RECORDED INFORMATION |
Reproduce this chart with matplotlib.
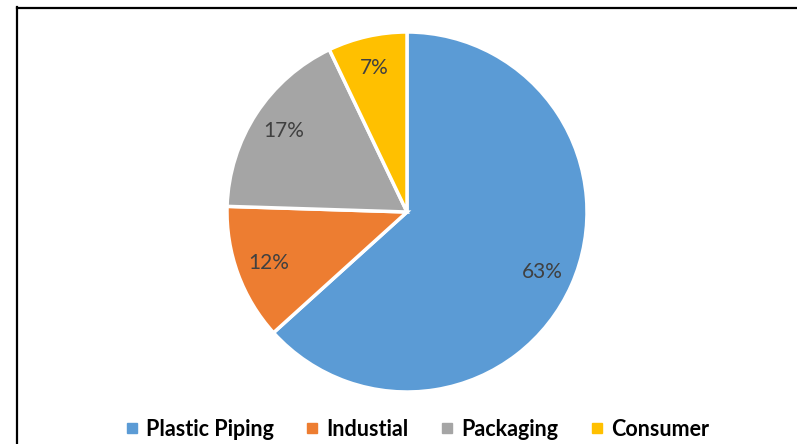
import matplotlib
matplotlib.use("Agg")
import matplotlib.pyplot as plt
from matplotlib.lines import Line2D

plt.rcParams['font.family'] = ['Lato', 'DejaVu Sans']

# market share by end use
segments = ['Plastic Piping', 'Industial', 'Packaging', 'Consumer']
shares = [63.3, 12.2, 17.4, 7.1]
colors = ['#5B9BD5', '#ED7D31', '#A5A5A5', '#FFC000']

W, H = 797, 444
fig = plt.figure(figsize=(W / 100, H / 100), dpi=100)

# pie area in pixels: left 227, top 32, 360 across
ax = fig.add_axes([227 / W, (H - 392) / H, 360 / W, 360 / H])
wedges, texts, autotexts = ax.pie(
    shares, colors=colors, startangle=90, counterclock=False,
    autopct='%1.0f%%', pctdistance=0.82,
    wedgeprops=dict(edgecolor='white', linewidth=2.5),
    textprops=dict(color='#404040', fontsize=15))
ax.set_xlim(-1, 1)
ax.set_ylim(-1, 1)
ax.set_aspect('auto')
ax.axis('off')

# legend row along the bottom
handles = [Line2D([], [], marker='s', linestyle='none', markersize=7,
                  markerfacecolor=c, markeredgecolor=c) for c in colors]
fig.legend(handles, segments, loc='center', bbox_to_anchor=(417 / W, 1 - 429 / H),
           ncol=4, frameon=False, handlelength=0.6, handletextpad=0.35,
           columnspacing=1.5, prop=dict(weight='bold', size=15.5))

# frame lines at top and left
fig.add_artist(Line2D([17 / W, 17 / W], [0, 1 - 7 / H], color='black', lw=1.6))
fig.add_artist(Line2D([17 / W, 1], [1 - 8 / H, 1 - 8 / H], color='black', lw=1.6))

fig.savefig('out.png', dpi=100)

TASK GOAL | Without the pictures, repeat the listing above exactly.

EXERCISE ANSWER |
Reproduce this chart with matplotlib.
import matplotlib
matplotlib.use("Agg")
import matplotlib.pyplot as plt
from matplotlib.lines import Line2D

plt.rcParams['font.family'] = ['Lato', 'DejaVu Sans']

# market share by end use
segments = ['Plastic Piping', 'Industial', 'Packaging', 'Consumer']
shares = [63.3, 12.2, 17.4, 7.1]
colors = ['#5B9BD5', '#ED7D31', '#A5A5A5', '#FFC000']

W, H = 797, 444
fig = plt.figure(figsize=(W / 100, H / 100), dpi=100)

# pie area in pixels: left 227, top 32, 360 across
ax = fig.add_axes([227 / W, (H - 392) / H, 360 / W, 360 / H])
wedges, texts, autotexts = ax.pie(
    shares, colors=colors, startangle=90, counterclock=False,
    autopct='%1.0f%%', pctdistance=0.82,
    wedgeprops=dict(edgecolor='white', linewidth=2.5),
    textprops=dict(color='#404040', fontsize=15))
ax.set_xlim(-1, 1)
ax.set_ylim(-1, 1)
ax.set_aspect('auto')
ax.axis('off')

# legend row along the bottom
handles = [Line2D([], [], marker='s', linestyle='none', markersize=7,
                  markerfacecolor=c, markeredgecolor=c) for c in colors]
fig.legend(handles, segments, loc='center', bbox_to_anchor=(417 / W, 1 - 429 / H),
           ncol=4, frameon=False, handlelength=0.6, handletextpad=0.35,
           columnspacing=1.5, prop=dict(weight='bold', size=15.5))

# frame lines at top and left
fig.add_artist(Line2D([17 / W, 17 / W], [0, 1 - 7 / H], color='black', lw=1.6))
fig.add_artist(Line2D([17 / W, 1], [1 - 8 / H, 1 - 8 / H], color='black', lw=1.6))

fig.savefig('out.png', dpi=100)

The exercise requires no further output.